Chinese Yuan Leads Asia FX Losses on Sanctions Report, U.S. CPI Woes
China’s yuan fell the most among Asian currencies on Wednesday following a report that the U.S. was considering sanctions against Beijing to deter an invasion of Taiwan, with regional units also pressured by higher-than-expected U.S. inflation data.
The yuan sank 0.7%, coming close to a two-year low, while most other Asian currencies were pressured by a stronger dollar and growing expectations of more sharp monetary policy tightening by the Federal Reserve.
A Reuters report suggested that the U.S. was considering sanctions against China to deter it from invading Taiwan, with Taipei also pressuring the European Union to do the same.
Oil prices inch lower on prospect of rising U.S. interest rates
Oil prices inched lower on Wednesday on concerns of another U.S. Federal Reserve interest rate hike next week after consumer prices unexpectedly rose in August, outweighing support from a robust OPEC oil demand growth forecast.
Brent crude futures fell 17 cents, or 0.2%, to $93.00 a barrel by 0633 GMT. U.S. West Texas Intermediate crude was at $87.20 a barrel, down 11 cents, or 0.1%.
Pressuring prices was a hotter-than-expected U.S. inflation report on Tuesday that dashed hopes the Fed could scale back its rate policy tightening in the coming months. Fed officials are set to meet next Tuesday and Wednesday, with inflation remaining way above the U.S. central bank’s 2% target.

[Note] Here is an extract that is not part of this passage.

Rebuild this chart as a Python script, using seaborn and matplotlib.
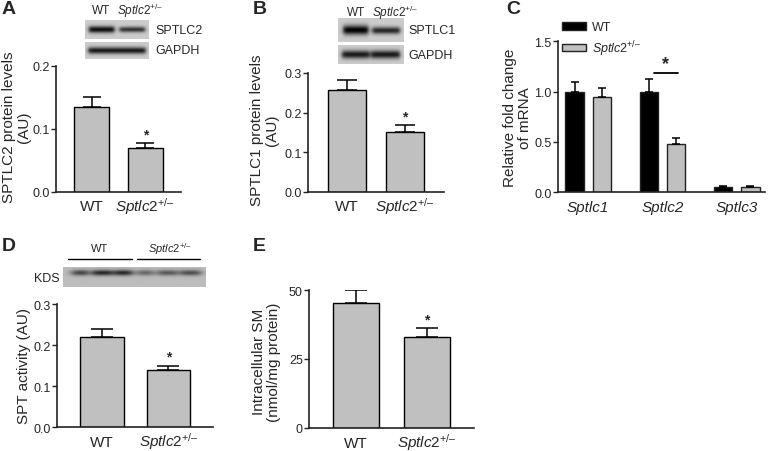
import numpy as np
import pandas as pd
import matplotlib
matplotlib.use("Agg")
import matplotlib.pyplot as plt
import seaborn as sns

sns.set_theme(style="ticks")
plt.rcParams['font.family'] = ['Liberation Sans', 'DejaVu Sans']
plt.rcParams['mathtext.fontset'] = 'custom'
plt.rcParams['mathtext.rm'] = 'Liberation Sans'
plt.rcParams['mathtext.it'] = 'Liberation Sans:italic'
plt.rcParams['mathtext.bf'] = 'Liberation Sans:bold'

# ---------------- data ----------------
KO = r"$\mathit{Sptlc2}^{\text{+/–}}$"
groups = ["WT", KO]

a_vals = [0.134, 0.070]
a_err = [0.017, 0.007]

b_vals = [0.257, 0.150]
b_err = [0.025, 0.018]

c_genes = ["Sptlc1", "Sptlc2", "Sptlc3"]
c_wt = [1.00, 1.00, 0.05]
c_wt_err = [0.093, 0.122, 0.006]
c_ko = [0.95, 0.478, 0.05]
c_ko_err = [0.086, 0.057, 0.007]
c_legend = ["WT", KO]

d_vals = [0.219, 0.139]
d_err = [0.020, 0.011]

e_vals = [45.2, 33.1]
e_err = [4.8, 3.0]

W, H = 770, 452
fig = plt.figure(figsize=(W / 100, H / 100), dpi=100)

GRAY = "#c0c0c0"
LABEL_FS = 11
TICK_FS = 9
XT_FS = 11


def add_ax(left, top, right, bottom):
    return fig.add_axes([left / W, 1 - bottom / H, (right - left) / W, (bottom - top) / H])


def set_ylabel_px(ax, text, x_right, y_center):
    ax.set_ylabel(text, fontsize=LABEL_FS, linespacing=1.05)
    ax.yaxis.set_label_coords(x_right / W, 1 - y_center / H, transform=fig.transFigure)


def style(ax, ylim, yticks, yticklabels):
    ax.set_ylim(*ylim)
    ax.set_yticks(yticks)
    ax.set_yticklabels(yticklabels, fontsize=TICK_FS)
    for s in ["top", "right"]:
        ax.spines[s].set_visible(False)
    for s in ["left", "bottom"]:
        ax.spines[s].set_linewidth(1.2)
        ax.spines[s].set_color("#222222")
    ax.tick_params(axis="y", direction="out", length=3.5, width=1.0, color="#222222", pad=1.0)
    ax.tick_params(axis="x", length=0, pad=13.5)
    ax.set_xlabel("")
    ax.set_facecolor("none")


def baseline_xticks(ax, labels, **kw):
    ax.set_xticks(range(len(labels)))
    ax.set_xticklabels(labels, fontsize=XT_FS, **kw)
    for t in ax.get_xticklabels():
        t.set_verticalalignment("baseline")


def simple_panel(rect, vals, errs, ylabel, lab_pos, ylim, yticks, yticklabels, cap,
                 xlim=(-0.67, 1.67)):
    ax = add_ax(*rect)
    df = pd.DataFrame({"group": groups, "value": vals})
    sns.barplot(data=df, x="group", y="value", color=GRAY, edgecolor="black",
                linewidth=1.0, width=0.65, errorbar=None, ax=ax, saturation=1)
    xs = np.arange(len(vals))
    ax.errorbar(xs, vals, yerr=[np.zeros(len(vals)), errs], fmt="none",
                ecolor="black", elinewidth=1.1, capsize=cap, capthick=1.1, zorder=1)
    ax.set_xlim(*xlim)
    style(ax, ylim, yticks, yticklabels)
    set_ylabel_px(ax, ylabel, *lab_pos)
    baseline_xticks(ax, groups)
    top = vals[1] + errs[1]
    span = ylim[1] - ylim[0]
    ax.text(xs[1], top + span * 0.015, "*", ha="center", va="bottom",
            fontsize=10, fontweight="bold")
    return ax


def draw_blot(rect, bands, bg=0.80):
    ax = add_ax(*rect)
    h, w = 60, 300
    yy, xx = np.mgrid[0:h, 0:w]
    xf = xx / (w - 1)
    yf = yy / (h - 1)
    img = np.full((h, w), bg)
    for (x0, x1, yc, th, dark) in bands:
        xmask = 1 / (1 + np.exp(-(xf - x0) * 60)) * 1 / (1 + np.exp((xf - x1) * 60))
        ymask = np.exp(-((yf - yc) / th) ** 2)
        img -= dark * xmask * ymask
    img = np.clip(img, 0, 1)
    ax.imshow(img, cmap="gray", vmin=0, vmax=1, aspect="auto", interpolation="bilinear")
    ax.set_axis_off()
    return ax


def ftext(x, y, s, **kw):
    fig.text(x / W, 1 - y / H, s, **kw)


# ---------------- Panel A ----------------
axA = simple_panel((56, 67, 181, 192.7), a_vals, a_err,
                   "SPTLC2 protein levels\n(AU)", (31, 127), (0, 0.2), [0, 0.1, 0.2],
                   ["0.0", "0.1", "0.2"], cap=6.5)
draw_blot((85, 21, 149, 40), [(0.06, 0.46, 0.5, 0.18, 0.75), (0.54, 0.94, 0.5, 0.15, 0.6)])
draw_blot((85, 43, 149, 60), [(0.05, 0.95, 0.5, 0.2, 0.7)])
ftext(155, 31, "SPTLC2", fontsize=9, va="center")
ftext(155, 51, "GAPDH", fontsize=9, va="center")
ftext(101, 11, "WT", fontsize=8.5, ha="center", va="center")
ftext(140, 11, KO, fontsize=8.5, ha="center", va="center")

# ---------------- Panel B ----------------
axB = simple_panel((308, 74, 444, 192.7), b_vals, b_err,
                   "SPTLC1 protein levels\n(AU)", (279, 130), (0, 0.3), [0, 0.1, 0.2, 0.3],
                   ["0.0", "0.1", "0.2", "0.3"], cap=7)
draw_blot((338, 19, 404, 43), [(0.08, 0.46, 0.5, 0.2, 0.8), (0.52, 0.94, 0.52, 0.15, 0.65)])
draw_blot((338, 46, 404, 65), [(0.06, 0.48, 0.5, 0.22, 0.7), (0.5, 0.94, 0.5, 0.22, 0.7)])
ftext(408, 31, "SPTLC1", fontsize=9, va="center")
ftext(408, 56, "GAPDH", fontsize=9, va="center")
ftext(356, 13, "WT", fontsize=8.5, ha="center", va="center")
ftext(395, 13, KO, fontsize=8.5, ha="center", va="center")

# ---------------- Panel C ----------------
axC = add_ax(557.7, 42.3, 765, 193)
dfc = pd.DataFrame({
    "gene": c_genes * 2,
    "value": c_wt + c_ko,
    "genotype": [c_legend[0]] * 3 + [c_legend[1]] * 3,
})
sns.barplot(data=dfc, x="gene", y="value", hue="genotype", hue_order=c_legend,
            palette=["black", GRAY], edgecolor="#222222", linewidth=1.0,
            width=0.73, gap=0.32, errorbar=None, ax=axC, saturation=1)
for cont, vals, errs in zip(axC.containers, [c_wt, c_ko], [c_wt_err, c_ko_err]):
    centers = [b.get_x() + b.get_width() / 2 for b in cont]
    axC.errorbar(centers, vals, yerr=[np.zeros(len(vals)), errs], fmt="none",
                 ecolor="black", elinewidth=1.1, capsize=3.2, capthick=1.1, zorder=1)
wt_c = [b.get_x() + b.get_width() / 2 for b in axC.containers[0]]
ko_c = [b.get_x() + b.get_width() / 2 for b in axC.containers[1]]
axC.plot([wt_c[1] + 0.07, ko_c[1] + 0.02], [1.18, 1.18], color="black", lw=1.3)
axC.text((wt_c[1] + ko_c[1]) / 2 + 0.04, 1.19, "*", ha="center", va="bottom",
         fontsize=13, fontweight="bold")
axC.set_xlim(-0.41, 2.38)
style(axC, (0, 1.5), [0, 0.5, 1.0, 1.5], ["0.0", "0.5", "1.0", "1.5"])
set_ylabel_px(axC, "Relative fold change\nof mRNA", 532, 118)
baseline_xticks(axC, c_genes, fontstyle="italic")
axC.legend(loc="upper left", bbox_to_anchor=(562 / W, 1 - 22 / H),
           bbox_transform=fig.transFigure, frameon=False, fontsize=9,
           handlelength=1.9, handleheight=0.6, handletextpad=0.5, labelspacing=0.4,
           borderaxespad=0, borderpad=0)

# ---------------- Panel D ----------------
axD = simple_panel((57.3, 305, 213, 428.3), d_vals, d_err,
                   "SPT activity (AU)", (31, 366), (0, 0.3), [0, 0.1, 0.2, 0.3],
                   ["0.0", "0.1", "0.2", "0.3"], cap=8)
blot_w = 205 - 63
bands = []
for (x0, x1, dk) in [(72, 88, 0.5), (92, 112, 0.6), (114, 132, 0.6),
                     (137, 153, 0.35), (157, 177, 0.4), (180, 200, 0.45)]:
    bands.append(((x0 - 63) / blot_w, (x1 - 63) / blot_w, 0.32, 0.14, dk))
draw_blot((63, 268, 205, 288), bands, bg=0.74)
ftext(47, 279, "KDS", fontsize=9, ha="center", va="center")
fig.add_artist(plt.Line2D([68 / W, 132 / W], [1 - 260 / H] * 2, color="black", lw=1.0))
fig.add_artist(plt.Line2D([137 / W, 200 / W], [1 - 260 / H] * 2, color="black", lw=1.0))
ftext(100, 249, "WT", fontsize=8, ha="center", va="center")
ftext(170, 249, KO, fontsize=8, ha="center", va="center")

# ---------------- Panel E ----------------
axE = simple_panel((309, 291, 474, 429), e_vals, e_err,
                   "Intracellular SM\n(nmol/mg protein)", (281, 362), (0, 50), [0, 25, 50],
                   ["0", "25", "50"], cap=8)

# ---------------- panel letters ----------------
for (x, y, s) in [(2, 10, "A"), (253, 10, "B"), (506, 10, "C"), (2, 247, "D"), (253, 247, "E")]:
    ftext(x, y, s, fontsize=14, fontweight="bold", va="center", ha="left")

fig.savefig("out.png", dpi=100)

“A strong U.S. dollar and an expectation for another super-sized rate hike by the Fed weighed on sentiment,” said Tina Teng, an analyst at CMC Markets.

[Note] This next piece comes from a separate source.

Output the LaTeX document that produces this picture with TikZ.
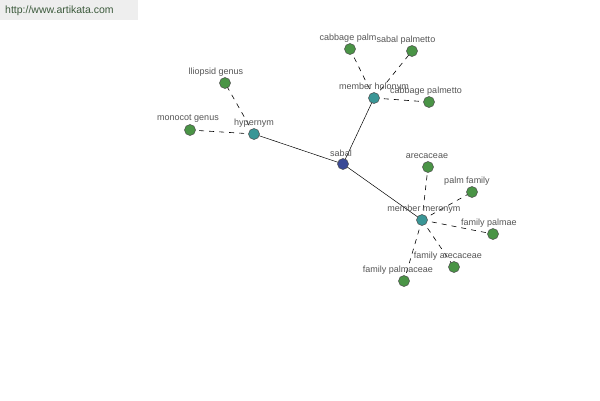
\documentclass[tikz,border=0pt]{standalone}
\usepackage{fontspec}
\setmainfont{Liberation Sans}
\definecolor{navyn}{HTML}{3A4A96}
\definecolor{tealn}{HTML}{3A9696}
\definecolor{greenn}{HTML}{4A9446}
\definecolor{hdr}{HTML}{EEEEEE}
\definecolor{hdrtext}{HTML}{3C5A3C}
\definecolor{lbl}{HTML}{555555}
\tikzset{
  vtx/.style={circle,draw=black!70,line width=0.5pt,minimum size=11pt,inner sep=0pt},
  hub/.style={vtx,fill=tealn},
  leaf/.style={vtx,fill=greenn},
  root/.style={vtx,fill=navyn},
  lab/.style={font=\fontsize{9}{10}\selectfont,text=lbl,inner sep=0pt},
  solidedge/.style={draw=black,line width=0.5pt},
  dashedge/.style={draw=black,line width=0.6pt,dash pattern=on 5pt off 5pt}
}
\begin{document}
\begin{tikzpicture}[x=1pt,y=-1pt]
\useasboundingbox (0,0) rectangle (600,400);
\fill[white] (0,0) rectangle (600,400);
\fill[hdr] (0,0) rectangle (138,20);
\node[font=\fontsize{10.5}{12}\selectfont,text=hdrtext,anchor=west,inner sep=0pt] (url) at (5,11) {http://www.artikata.com};
% vertex positions
\coordinate (sabalc) at (343,164);
\coordinate (hyperc) at (254,134);
\coordinate (holoc) at (374,98);
\coordinate (meroc) at (422,220);
\coordinate (liloc) at (225,83);
\coordinate (monoc) at (190,130);
\coordinate (cpalmc) at (350,49);
\coordinate (spalmc) at (412,51);
\coordinate (cpalmettoc) at (429,102);
\coordinate (arecc) at (428,167);
\coordinate (pfamc) at (472,192);
\coordinate (fpalmaec) at (493,234);
\coordinate (farecc) at (454,267);
\coordinate (fpalmacc) at (404,281);
% edges
\draw[solidedge] (sabalc) -- (hyperc);
\draw[solidedge] (sabalc) -- (holoc);
\draw[solidedge] (sabalc) -- (meroc);
\draw[dashedge] (hyperc) -- (liloc);
\draw[dashedge] (hyperc) -- (monoc);
\draw[dashedge] (holoc) -- (cpalmc);
\draw[dashedge] (holoc) -- (spalmc);
\draw[dashedge] (holoc) -- (cpalmettoc);
\draw[dashedge] (meroc) -- (arecc);
\draw[dashedge] (meroc) -- (pfamc);
\draw[dashedge] (meroc) -- (fpalmaec);
\draw[dashedge] (meroc) -- (farecc);
\draw[dashedge] (meroc) -- (fpalmacc);
% vertices
\node[root] (sabal) at (sabalc) {};
\node[hub] (hyper) at (hyperc) {};
\node[hub] (holo) at (holoc) {};
\node[hub] (mero) at (meroc) {};
\node[leaf] (lilo) at (liloc) {};
\node[leaf] (mono) at (monoc) {};
\node[leaf] (cpalm) at (cpalmc) {};
\node[leaf] (spalm) at (spalmc) {};
\node[leaf] (cpalmetto) at (cpalmettoc) {};
\node[leaf] (arec) at (arecc) {};
\node[leaf] (pfam) at (pfamc) {};
\node[leaf] (fpalmae) at (fpalmaec) {};
\node[leaf] (farec) at (farecc) {};
\node[leaf] (fpalmac) at (fpalmacc) {};
% labels
\node[lab] (sabalL) at (341,153) {sabal};
\node[lab] (hyperL) at (254,123) {hypernym};
\node[lab] (holoL) at (374,87) {member holonym};
\node[lab] (meroL) at (424,209) {member meronym};
\node[lab] (liloL) at (216,72) {lliopsid genus};
\node[lab] (monoL) at (188,119) {monocot genus};
\node[lab] (cpalmL) at (348,38) {cabbage palm};
\node[lab] (spalmL) at (406,40) {sabal palmetto};
\node[lab] (cpalmettoL) at (426,91) {cabbage palmetto};
\node[lab] (arecL) at (427,156) {arecaceae};
\node[lab] (pfamL) at (467,181) {palm family};
\node[lab] (fpalmaeL) at (489,223) {family palmae};
\node[lab] (farecL) at (448,256) {family arecaceae};
\node[lab] (fpalmacL) at (398,270) {family palmaceae};
\end{tikzpicture}
\end{document}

In China, tough ongoing COVID-19 curbs are squeezing fuel demand at the world’s largest oil importer.
“China’s zero-COVID policy remains intact and that will keep any rebounds that emerge over the coming weeks capped,” said Edward Moya, a senior market analyst at OANDA, in a note.
Markets Now See Potential for 100 Bps Rate Hike at Next Fed Meeting
Financial markets are now pricing in the potential for a 100 basis-point interest rate hike by the Federal Reserve next week, after U.S. CPI inflation came in higher than expected for August.

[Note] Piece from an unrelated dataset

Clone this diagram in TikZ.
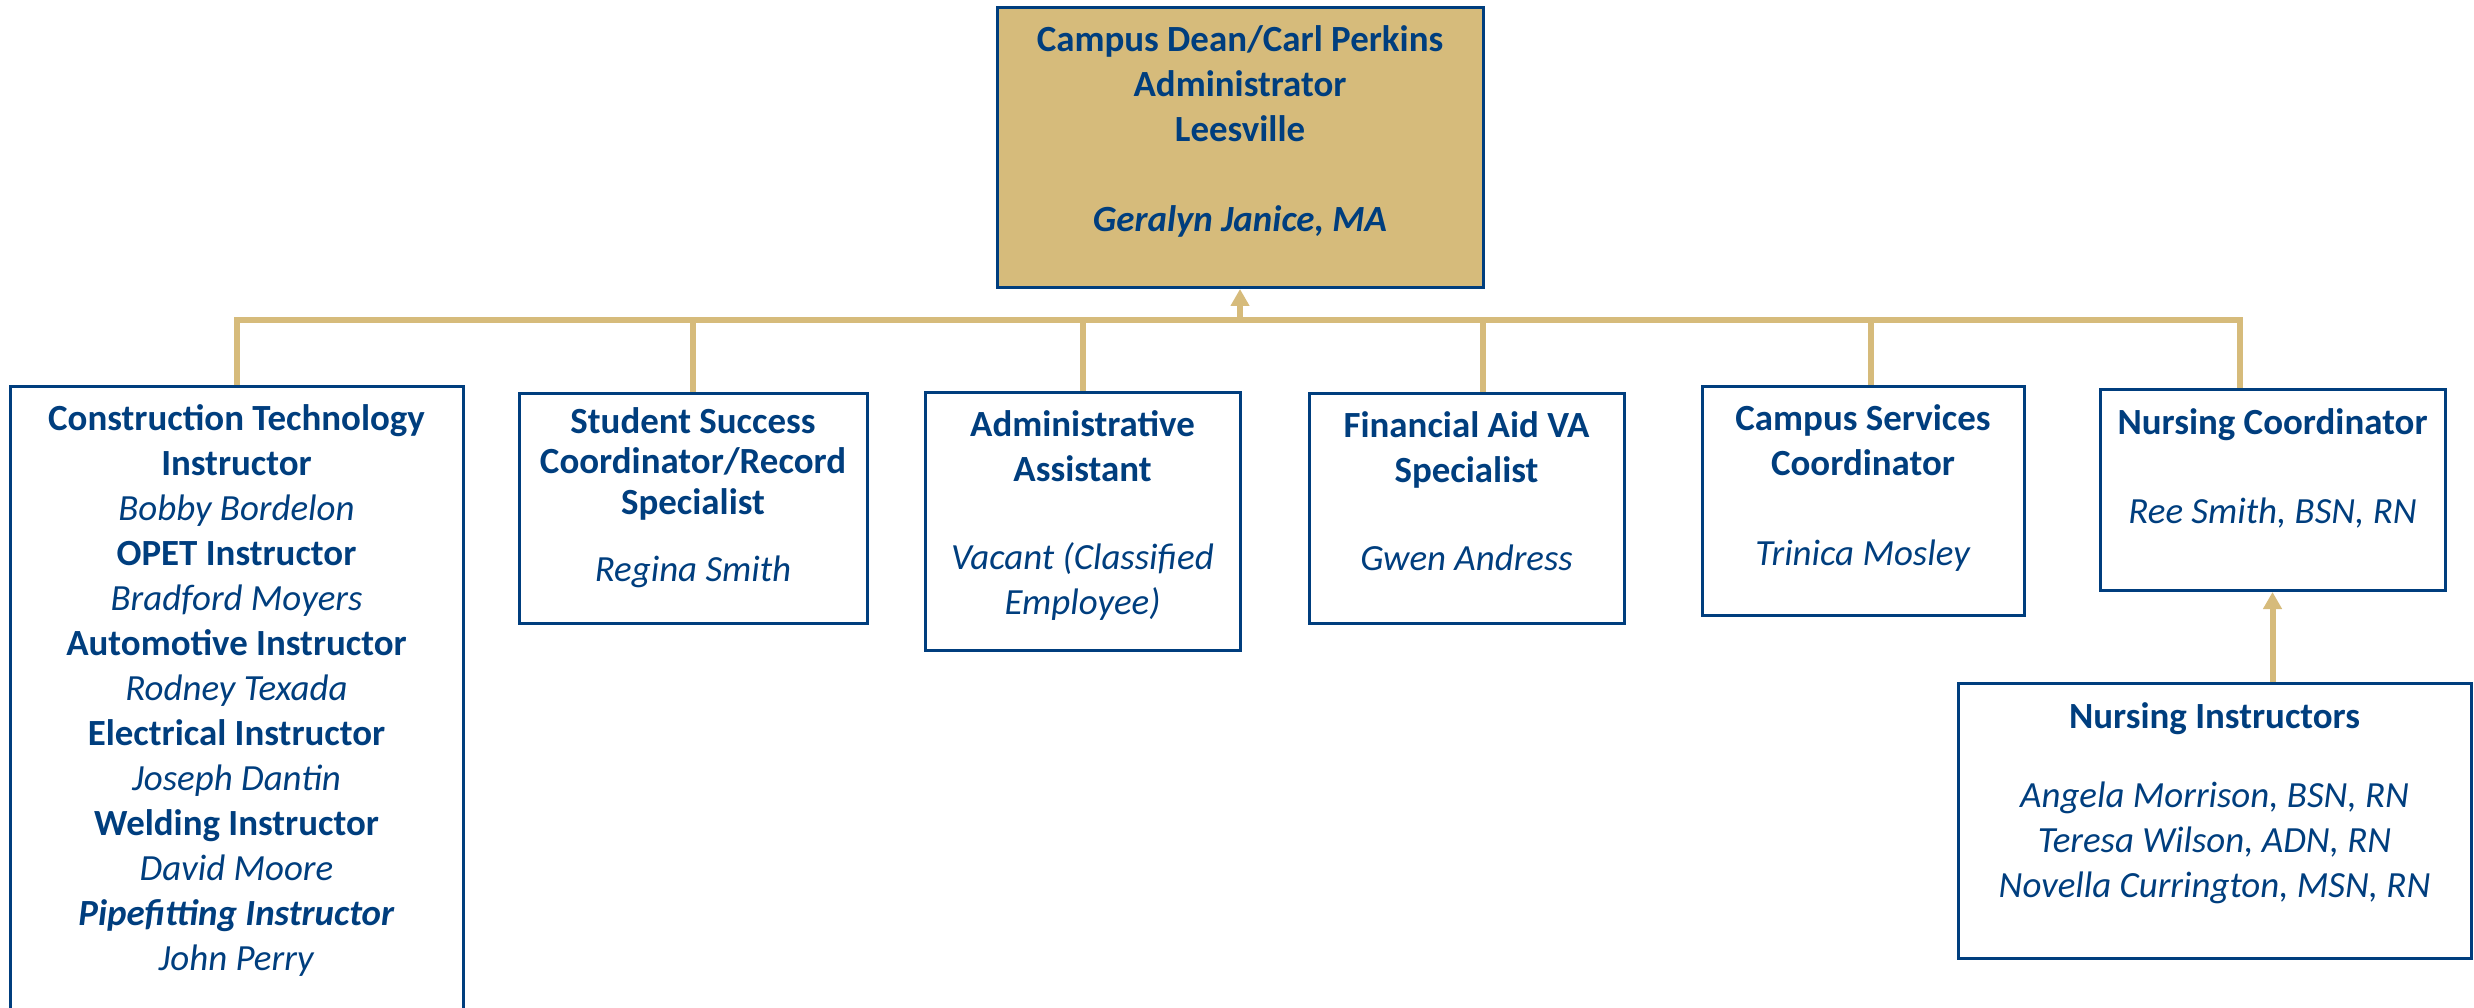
\documentclass[tikz,border=0pt]{standalone}
\usepackage{fontspec}
\setmainfont{Carlito}
\usetikzlibrary{arrows.meta}

\definecolor{navy}{RGB}{0,62,126}
\definecolor{gold}{RGB}{214,187,123}

\newcommand{\jobtitle}[1]{\textbf{#1}}
\newcommand{\person}[1]{\textit{#1}}

\tikzset{
  unit/.style={draw=navy, line width=0.03cm, text=navy, align=center, inner sep=0pt, anchor=north,
               font=\fontsize{10.5}{12.8}\selectfont},
  link/.style={draw=gold, line width=0.06cm},
  up/.style={link, -{Triangle[width=0.18cm,length=0.17cm]}},
}

\begin{document}
\begin{tikzpicture}
 \useasboundingbox (0,0) rectangle (24.74,-10.08);

 % dean on top
 \node[unit, fill=gold, minimum width=4.86cm, text height=2.24cm, text depth=0.56cm, name=dean] at (12.40,-0.06)
   {\jobtitle{Campus Dean/Carl Perkins}\\ \jobtitle{Administrator}\\ \jobtitle{Leesville}\\[12.8pt] \textbf{\textit{Geralyn Janice, MA}}};

 % second row
 \node[unit, minimum width=4.53cm, text height=5.84cm, text depth=0.73cm, name=ct] at (2.365,-3.85)
   {\jobtitle{Construction Technology}\\ \jobtitle{Instructor}\\ \person{Bobby Bordelon}\\
    \jobtitle{OPET Instructor}\\ \person{Bradford Moyers}\\ \jobtitle{Automotive Instructor}\\ \person{Rodney Texada}\\
    \jobtitle{Electrical Instructor}\\ \person{Joseph Dantin}\\ \jobtitle{Welding Instructor}\\ \person{David Moore}\\
    \textbf{\textit{Pipefitting Instructor}}\\ \person{John Perry}};
 \node[unit, minimum width=3.48cm, text height=1.88cm, text depth=0.42cm, name=ss,
       font=\fontsize{10.5}{11.6}\selectfont] at (6.93,-3.92)
   {\jobtitle{Student Success}\\ \jobtitle{Coordinator/Record}\\ \jobtitle{Specialist}\\[7.4pt] \person{Regina Smith}};
 \node[unit, minimum width=3.15cm, text height=2.22cm, text depth=0.36cm, name=aa] at (10.825,-3.91)
   {\jobtitle{Administrative}\\ \jobtitle{Assistant}\\[12.2pt] \person{Vacant (Classified}\\ \person{Employee)}};
 \node[unit, minimum width=3.15cm, text height=1.77cm, text depth=0.53cm, name=fa] at (14.665,-3.92)
   {\jobtitle{Financial Aid VA}\\ \jobtitle{Specialist}\\[12.2pt] \person{Gwen Andress}};
 \node[unit, minimum width=3.22cm, text height=1.79cm, text depth=0.50cm, name=cs] at (18.63,-3.85)
   {\jobtitle{Campus Services}\\ \jobtitle{Coordinator}\\[12.8pt] \person{Trinica Mosley}};
 \node[unit, minimum width=3.45cm, text height=1.34cm, text depth=0.67cm, name=nc] at (22.725,-3.88)
   {\jobtitle{Nursing Coordinator}\\[12.5pt] \person{Ree Smith, BSN, RN}};

 % under the nursing coordinator
 \node[unit, minimum width=5.13cm, text height=2.14cm, text depth=0.61cm, name=ni] at (22.145,-6.82)
   {\jobtitle{Nursing Instructors}\\[9.7pt] \person{Angela Morrison, BSN, RN}\\ \person{Teresa Wilson, ADN, RN}\\
    \person{Novella Currington, MSN, RN}};

 % connectors
 \coordinate (bar)   at (0,-3.20);
 \coordinate (faTop) at ([xshift=0.165cm]fa.north);
 \coordinate (csTop) at ([xshift=0.08cm]cs.north);
 \coordinate (ncTop) at ([xshift=-0.325cm]nc.north);
 \draw[link] (ct.north) |- (ncTop |- bar) -- (ncTop);
 \foreach \b in {ss,aa}
   \draw[link] (\b.north) -- (\b.north |- bar);
 \draw[link] (faTop) -- (faTop |- bar);
 \draw[link] (csTop) -- (csTop |- bar);
 \draw[up] (dean.south |- bar) -- (dean.south);
 \draw[up] (nc.south |- ni.north) -- (nc.south);
\end{tikzpicture}
\end{document}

According to exchange operator CME Group’s FedWatch tool, traders have begun pricing in a 35% chance that the central bank will raise rates by a full percentage point during its meeting on Sept. 21. The remaining 65% expect the Fed to raise rates by 75 basis points (bps).
Traders now appear to have withdrawn all expectations that the Fed will raise rates by 50 bps, after data on Tuesday showed that the U.S. consumer price index eased less than expected in August.
The data indicates that while U.S. inflation is coming off a 40-year peak hit in June, it is likely to take much longer to reach the Fed’s target rate of 2%. The central bank is as such expected to keep raising rates until such a scenario is met.
Markets have also begun pricing in the possibility that the U.S. benchmark rate will end the year above 4%. Such a scenario involves two more 75 bps hikes by the Fed, followed by a milder 25 bps hike in its last meeting for the year.
“The breadth and stickiness of inflation pressures has seen the market shift its expectations for the terminal rate up to 4-4.25% from the 3.75-4% range before the release,” analysts at ING wrote in a note. But the bank still expects U.S. interest rates to finish the year at 4%.